La mission à laquelle j’ai appelé les catholiques de Paris pour l’Avent 2014, c’est précisément d’être au milieu de notre ville des « Jean-Baptiste » qui annoncent la présence de quelqu’un que l’on ne connaît pas ou de quelqu’un que l’on méconnaît, ou de quelqu’un dont on se détourne. « Il y a parmi vous quelqu’un que vous ne connaissez pas » : c’est le message que nous pouvons adresser en annonçant que Noël est la fête de la nativité du Fils de Dieu venu vivre parmi les hommes.
D’une certaine façon, on pourrait dire que symboliquement, l’implantation et la réalisation de cette chapelle au cœur de ce quartier, dans la relative discrétion de son apparence extérieure, reflète assez bien ce que Jean-Baptiste nous dit : il y a dans cet ensemble de la ville une présence, il y a quelqu’un présent, vivant et agissant. Cette chapelle est à la fois le lieu et le signe de cette vie et de cette action. C’est la présence du Christ qui appelle à être reconnu, qui appelle à se manifester, qui appelle à être annoncé.
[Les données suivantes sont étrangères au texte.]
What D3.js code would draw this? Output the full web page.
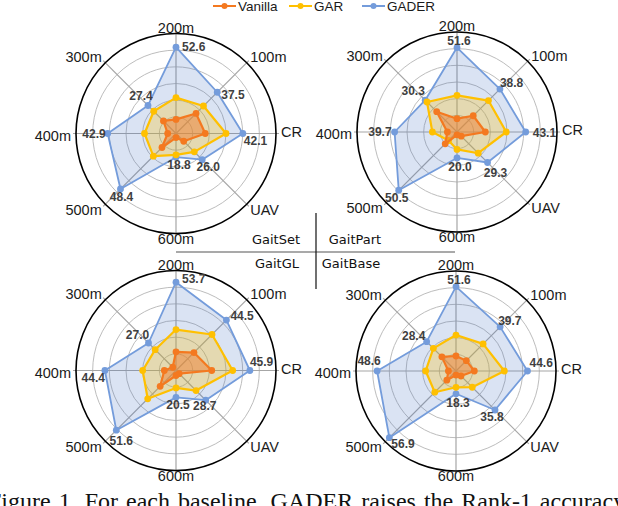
<!DOCTYPE html>
<html>
<head>
<meta charset="utf-8">
<script src="https://cdn.jsdelivr.net/npm/d3@7"></script>
<style>
  body { margin: 0; background: #fff; }
  svg { display: block; }
</style>
</head>
<body>
<div id="chart"></div>
<script>
// axes go clockwise starting at the top
const axes = ["200m", "100m", "CR", "UAV", "600m", "500m", "400m", "300m"];
const seriesNames = ["Vanilla", "GAR", "GADER"];

const gaitSetVanilla = [13.6, 21.3, 21.8, 11.9, 8.2, 16.7, 10.5, 15.6];
const gaitSetGAR     = [25.4, 27.0, 33.0, 20.0, 17.5, 23.3, 23.0, 23.0];
const gaitSetGADER   = [52.6, 37.5, 42.1, 26.0, 18.8, 48.4, 42.9, 27.4];

const gaitPartVanilla = [13.2, 18.4, 21.3, 9.2, 7.5, 15.0, 11.2, 21.5];
const gaitPartGAR     = [25.8, 30.0, 32.6, 22.2, 15.4, 12.5, 19.3, 28.9];
const gaitPartGADER   = [51.6, 38.8, 43.1, 29.3, 20.0, 50.5, 39.7, 30.3];

const gaitGLVanilla = [16.1, 19.7, 25.3, 8.4, 8.7, 18.1, 12.3, 8.5];
const gaitGLGAR     = [28.1, 33.5, 36.6, 21.3, 15.4, 27.6, 24.0, 21.9];
const gaitGLGADER   = [53.7, 44.5, 45.9, 28.7, 20.5, 51.6, 44.4, 27.0];

const gaitBaseVanilla = [14.1, 13.9, 15.9, 9.8, 8.2, 13.0, 10.1, 16.8];
const gaitBaseGAR     = [25.4, 26.7, 32.1, 18.4, 14.8, 22.2, 22.4, 23.3];
const gaitBaseGADER   = [51.6, 39.7, 44.6, 35.8, 18.3, 56.9, 48.6, 28.4];

const panelNames = ["GaitSet", "GaitPart", "GaitGL", "GaitBase"];

// where the GADER value labels sit relative to their point [dx, dy, anchor]
const gaitSetLabelPos = [[6,0,"start"],[4,3,"start"],[1,7,"start"],[6,7,"middle"],[3,8,"middle"],[1,8,"middle"],[-2,0,"end"],[-7,-9,"middle"]];
const gaitPartLabelPos = [[2,-7,"middle"],[0,-6,"start"],[7,1,"start"],[8,10,"middle"],[3,9,"middle"],[-2,8,"middle"],[-3,0,"end"],[-12,-9,"middle"]];
const gaitGLLabelPos = [[6,-3,"start"],[4,-4,"start"],[0,-9,"start"],[-1,6,"middle"],[2,8,"middle"],[5,11,"middle"],[0,7,"end"],[-11,-8,"middle"]];
const gaitBaseLabelPos = [[3,-7,"middle"],[-2,-6,"start"],[2,-8,"start"],[-3,7,"middle"],[2,9,"middle"],[2,6,"start"],[-8,-10,"middle"],[-13,-6,"middle"]];

const width = 618, height = 506;
const R = 100;

const colors = { Vanilla: "#f47920", GAR: "#ffc000", GADER: "#749cdb" };
const fills  = { Vanilla: "#ed7d31", GAR: "#ffc000", GADER: "#4472c4" };
const fillOpacity = { Vanilla: 0.5, GAR: 0.27, GADER: 0.2 };

const svg = d3.select("#chart").append("svg")
    .attr("width", width)
    .attr("height", height);

const rScale = d3.scaleLinear().domain([6, 60]).range([0, R]);
const ringValues = d3.range(15, 61, 9);
const angle = d3.scalePoint().domain(axes).range([0, 2 * Math.PI * 7 / 8]);

const radarLine = d3.lineRadial()
    .angle((d, i) => angle(axes[i]))
    .radius(d => rScale(d))
    .curve(d3.curveLinearClosed);

function px(v, i) { return rScale(v) * Math.sin(angle(axes[i])); }
function py(v, i) { return -rScale(v) * Math.cos(angle(axes[i])); }

const panels = [
    { name: panelNames[0], cx: 176, cy: 133.5, data: { Vanilla: gaitSetVanilla, GAR: gaitSetGAR, GADER: gaitSetGADER }, labels: gaitSetLabelPos },
    { name: panelNames[1], cx: 457, cy: 132, data: { Vanilla: gaitPartVanilla, GAR: gaitPartGAR, GADER: gaitPartGADER }, labels: gaitPartLabelPos },
    { name: panelNames[2], cx: 176, cy: 370.5, data: { Vanilla: gaitGLVanilla, GAR: gaitGLGAR, GADER: gaitGLGADER }, labels: gaitGLLabelPos },
    { name: panelNames[3], cx: 456, cy: 371, data: { Vanilla: gaitBaseVanilla, GAR: gaitBaseGAR, GADER: gaitBaseGADER }, labels: gaitBaseLabelPos }
];

panels.forEach(p => {
    let g = svg.append("g").attr("transform", `translate(${p.cx}, ${p.cy})`);

    // grid rings
    g.selectAll(".ring").data(ringValues.slice(0, -1)).enter()
        .append("circle")
        .attr("class", "ring")
        .attr("r", d => rScale(d))
        .attr("fill", "none")
        .attr("stroke", "#bdbdbd")
        .attr("stroke-width", 1);

    // spokes
    g.selectAll(".spoke").data(axes).enter()
        .append("line")
        .attr("class", "spoke")
        .attr("x1", 0).attr("y1", 0)
        .attr("x2", d => (R + 3) * Math.sin(angle(d)))
        .attr("y2", d => -(R + 3) * Math.cos(angle(d)))
        .attr("stroke", "#a6a6a6")
        .attr("stroke-width", 1.2);

    g.append("circle")
        .attr("r", rScale(60))
        .attr("fill", "none")
        .attr("stroke", "#000")
        .attr("stroke-width", 1.6);

    // axis labels
    g.selectAll(".axis-label").data(axes).enter()
        .append("text")
        .attr("class", "axis-label")
        .attr("x", d => (R + 5) * Math.sin(angle(d)))
        .attr("y", d => {
            let c = Math.cos(angle(d));
            return -(R + 5) * c - (Math.abs(c) > 0.9 ? 0 : 2 * Math.sign(c)) - (c > 0.9 ? 1 : 0);
        })
        .attr("text-anchor", d => {
            let s = Math.sin(angle(d));
            return s > 0.1 ? "start" : (s < -0.1 ? "end" : "middle");
        })
        .attr("dominant-baseline", "central")
        .attr("font-family", "Liberation Sans, Arial, sans-serif")
        .attr("font-size", 14.5)
        .attr("fill", "#1a1a1a")
        .text(d => d);

    // series, biggest first so the smaller ones sit on top
    ["GADER", "GAR", "Vanilla"].forEach(s => {
        let vals = p.data[s];
        g.append("path")
            .datum(vals)
            .attr("d", radarLine)
            .attr("fill", fills[s])
            .attr("fill-opacity", fillOpacity[s])
            .attr("stroke", colors[s])
            .attr("stroke-width", s === "GADER" ? 1.8 : 2.2)
            .attr("stroke-linejoin", "round");

        g.selectAll(".pt-" + s).data(vals).enter()
            .append("circle")
            .attr("class", "pt-" + s)
            .attr("cx", (d, i) => px(d, i))
            .attr("cy", (d, i) => py(d, i))
            .attr("r", 3.4)
            .attr("fill", colors[s]);
    });

    // GADER value labels
    g.selectAll(".val").data(p.data.GADER).enter()
        .append("text")
        .attr("class", "val")
        .attr("x", (d, i) => px(d, i) + p.labels[i][0])
        .attr("y", (d, i) => py(d, i) + p.labels[i][1])
        .attr("text-anchor", (d, i) => p.labels[i][2])
        .attr("dominant-baseline", "central")
        .attr("font-family", "Liberation Sans, Arial, sans-serif")
        .attr("font-weight", "bold")
        .attr("font-size", 12)
        .attr("fill", "#3f3f3f")
        .text(d => d3.format(".1f")(d));
});

// panel name grid in the middle
svg.append("line")
    .attr("x1", 176).attr("x2", 455)
    .attr("y1", 252).attr("y2", 252)
    .attr("stroke", "#555").attr("stroke-width", 1.2);
svg.append("line")
    .attr("x1", 316).attr("x2", 316)
    .attr("y1", 213).attr("y2", 289)
    .attr("stroke", "#111").attr("stroke-width", 1.2);

const namePos = [[276, 239], [355, 239], [277, 263], [351, 263]];
svg.selectAll(".panel-name").data(panelNames).enter()
    .append("text")
    .attr("class", "panel-name")
    .attr("x", (d, i) => namePos[i][0])
    .attr("y", (d, i) => namePos[i][1])
    .attr("text-anchor", "middle")
    .attr("dominant-baseline", "central")
    .attr("font-family", "DejaVu Sans, Verdana, sans-serif")
    .attr("font-size", 13)
    .attr("fill", "#111")
    .text(d => d);

// legend
const legendX = [213, 289, 362];
let legend = svg.selectAll(".legend").data(seriesNames).enter()
    .append("g")
    .attr("class", "legend")
    .attr("transform", (d, i) => `translate(${legendX[i]}, 6)`);

legend.append("line")
    .attr("x1", 0).attr("x2", 23)
    .attr("stroke", d => colors[d])
    .attr("stroke-width", 2);
legend.append("circle")
    .attr("cx", 11.5).attr("r", 3)
    .attr("fill", d => colors[d]);
legend.append("text")
    .attr("x", 25)
    .attr("dominant-baseline", "central")
    .attr("font-family", "Liberation Sans, Arial, sans-serif")
    .attr("font-size", 13.5)
    .attr("fill", "#1a1a1a")
    .text(d => d);

// caption, cut off by the frame like in the figure
svg.append("text")
    .attr("x", -12)
    .attr("y", 509)
    .attr("font-family", "Liberation Serif, Times New Roman, serif")
    .attr("font-size", 24)
    .attr("word-spacing", 2)
    .attr("fill", "#111")
    .text("Figure 1. For each baseline, GADER raises the Rank-1 accuracy of");
</script>
</body>
</html>
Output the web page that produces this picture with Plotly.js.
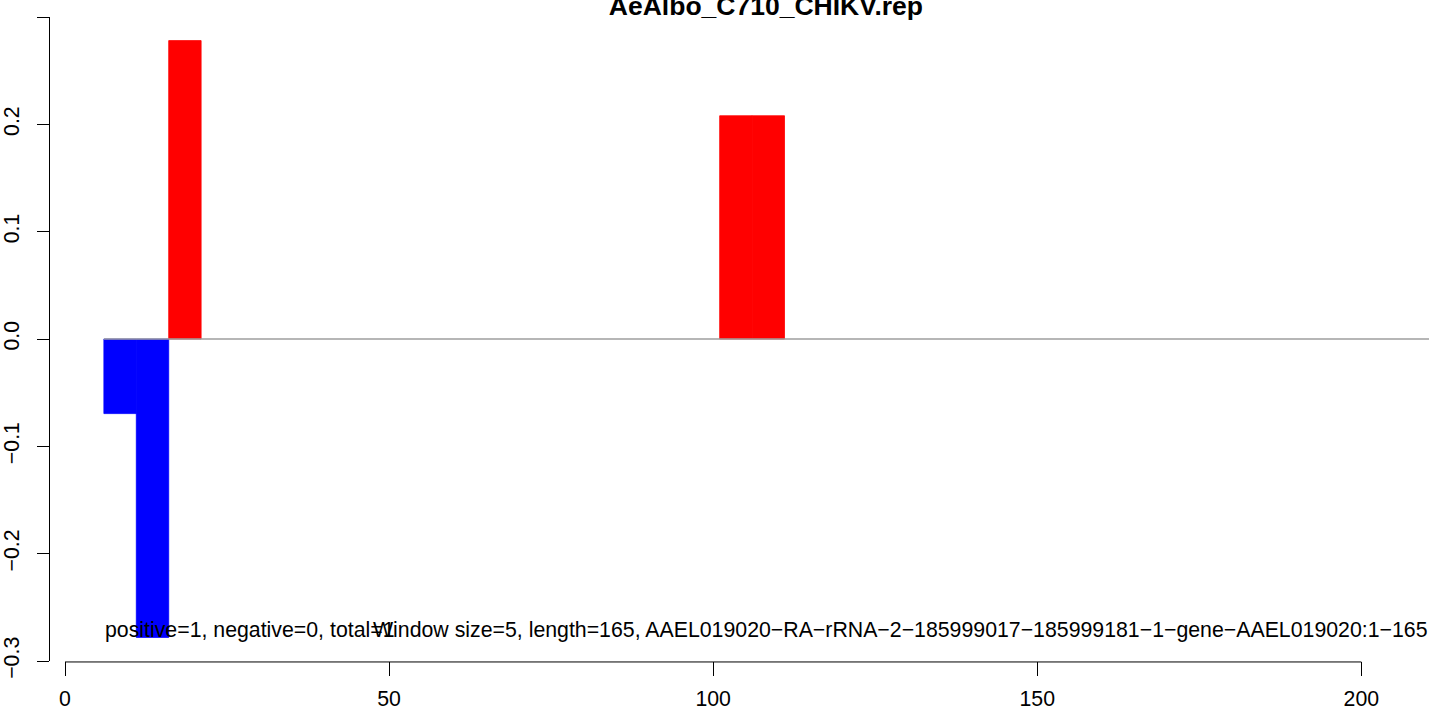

Aussi frères et sœurs, en cet Avent, je pense que nous pourrons grandir dans la prière continuelle dans la foi, comme nous pourrons grandir dans la joie profonde de ceux qui annoncent celui qui est au milieu des hommes et que les hommes n’ont pas reconnu, Jésus de Nazareth, Fils de Dieu.
Amen.
+ André cardinal Vingt-Trois, archevêque de Paris.